As far as sample sizes are concerned here, our original, raw dataset is massive (336,776 observations). If this dataset were used to generate our hierarchical multiple linear regression model, the significance of our results would have been misinterpreted as a result of the bias that exists when using massive datasets. To alleviate this concern, the effect size of our proposed model was determined, and then an appropriate sample size was determined using the software G[STAR]Power. Upon determining the effect size to be 0.04180118, the use of G[STAR]Power resulted in a generated sample size of 261. So, with this sample size, the dataset “nycflights” was sampled, and a new dataset “nycflights_final” was created. (See the section “Power Analysis for Multiple Linear Regression Modeling” within Chapter #2 for more information.)

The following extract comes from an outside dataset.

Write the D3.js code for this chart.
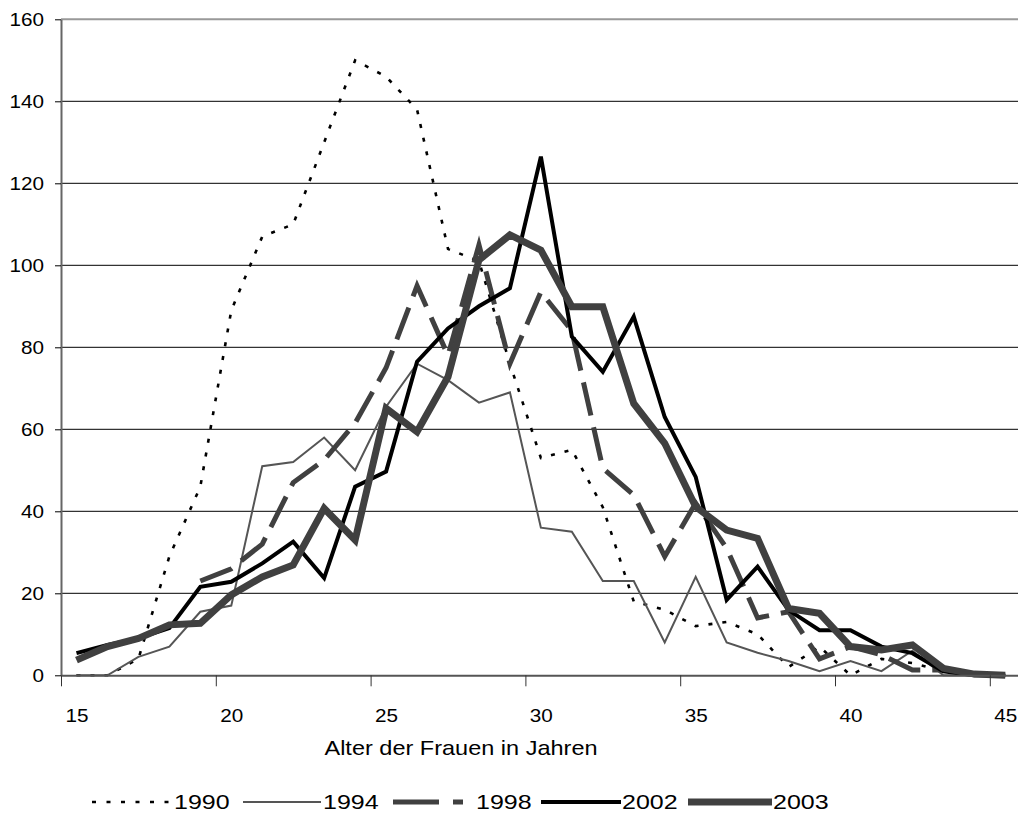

As far as collinearity is concerned here, our work in determining whether or not Assumption #7 (i.e., “no predictors are a perfect linear function of other predictors (no perfect multicollinearity)”) was satisfied by our model brought us to the seemingly clear conclusion that “distance” and “air_time” are strongly correlated with each other (at a value of 0.9890678, which is very close to 1.00), which does seem to exhibit the existence of collinearity between these independent variables. Therefore, collinearity is evidently a huge issue for our modeling approach, given how much “distance” and “air_time” seem to affect each other in a multiplicative sort of way.

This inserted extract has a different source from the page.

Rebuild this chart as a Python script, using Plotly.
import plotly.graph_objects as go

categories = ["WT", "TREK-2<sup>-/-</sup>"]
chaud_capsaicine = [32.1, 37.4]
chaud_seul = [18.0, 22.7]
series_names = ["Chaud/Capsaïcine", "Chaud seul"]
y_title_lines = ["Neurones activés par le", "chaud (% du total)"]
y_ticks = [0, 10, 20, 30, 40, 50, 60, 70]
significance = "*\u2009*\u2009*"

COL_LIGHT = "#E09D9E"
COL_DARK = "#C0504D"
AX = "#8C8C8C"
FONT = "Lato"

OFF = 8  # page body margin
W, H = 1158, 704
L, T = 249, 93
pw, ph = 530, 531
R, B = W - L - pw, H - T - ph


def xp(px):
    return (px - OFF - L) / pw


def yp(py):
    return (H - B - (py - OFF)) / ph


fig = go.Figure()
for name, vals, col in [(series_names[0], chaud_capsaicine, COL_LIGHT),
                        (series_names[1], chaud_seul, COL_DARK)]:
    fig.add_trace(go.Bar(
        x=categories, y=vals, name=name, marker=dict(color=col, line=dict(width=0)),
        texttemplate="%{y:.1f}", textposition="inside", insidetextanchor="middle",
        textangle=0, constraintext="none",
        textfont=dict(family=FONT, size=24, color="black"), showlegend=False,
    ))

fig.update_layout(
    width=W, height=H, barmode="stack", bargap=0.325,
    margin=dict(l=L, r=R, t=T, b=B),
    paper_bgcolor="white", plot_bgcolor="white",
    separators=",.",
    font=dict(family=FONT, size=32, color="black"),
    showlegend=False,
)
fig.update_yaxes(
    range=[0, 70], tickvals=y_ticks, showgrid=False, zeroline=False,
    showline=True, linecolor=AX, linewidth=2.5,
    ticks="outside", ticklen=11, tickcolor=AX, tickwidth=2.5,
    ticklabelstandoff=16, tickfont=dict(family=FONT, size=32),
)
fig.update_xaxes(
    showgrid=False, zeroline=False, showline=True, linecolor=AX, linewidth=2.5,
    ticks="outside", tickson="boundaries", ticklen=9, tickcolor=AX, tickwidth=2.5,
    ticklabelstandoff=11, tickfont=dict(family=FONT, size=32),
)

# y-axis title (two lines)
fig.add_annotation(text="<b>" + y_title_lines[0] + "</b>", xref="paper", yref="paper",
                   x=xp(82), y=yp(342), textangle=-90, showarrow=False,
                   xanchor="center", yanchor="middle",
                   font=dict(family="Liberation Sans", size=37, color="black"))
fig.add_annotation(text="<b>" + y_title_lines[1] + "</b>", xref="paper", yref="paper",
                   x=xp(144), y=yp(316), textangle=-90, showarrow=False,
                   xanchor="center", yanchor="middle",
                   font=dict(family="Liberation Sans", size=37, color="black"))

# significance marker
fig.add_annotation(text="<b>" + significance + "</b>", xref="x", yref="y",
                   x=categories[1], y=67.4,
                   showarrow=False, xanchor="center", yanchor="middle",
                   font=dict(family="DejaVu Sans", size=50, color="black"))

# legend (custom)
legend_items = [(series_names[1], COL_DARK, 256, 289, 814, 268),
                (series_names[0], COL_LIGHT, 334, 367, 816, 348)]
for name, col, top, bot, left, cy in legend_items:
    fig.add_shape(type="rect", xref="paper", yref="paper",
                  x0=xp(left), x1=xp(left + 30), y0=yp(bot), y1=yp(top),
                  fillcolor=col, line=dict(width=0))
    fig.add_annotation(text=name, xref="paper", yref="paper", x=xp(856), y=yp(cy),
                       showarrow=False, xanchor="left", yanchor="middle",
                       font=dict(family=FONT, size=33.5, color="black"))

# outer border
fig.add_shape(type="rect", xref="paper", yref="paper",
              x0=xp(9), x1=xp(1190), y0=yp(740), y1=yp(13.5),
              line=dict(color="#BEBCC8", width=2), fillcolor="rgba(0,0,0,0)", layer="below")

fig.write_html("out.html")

In this study, the existence of measurement error is not an immediate concern. Since airborne flights are tracked continuously through every individual plane’s journey and are electronically monitored (with a heavy importance placed upon data collection) by both the government and the airports associated with given departure and arrival locations, it is not very likely (though, technically possible) that measurement error would play a role in affecting accurate data collection.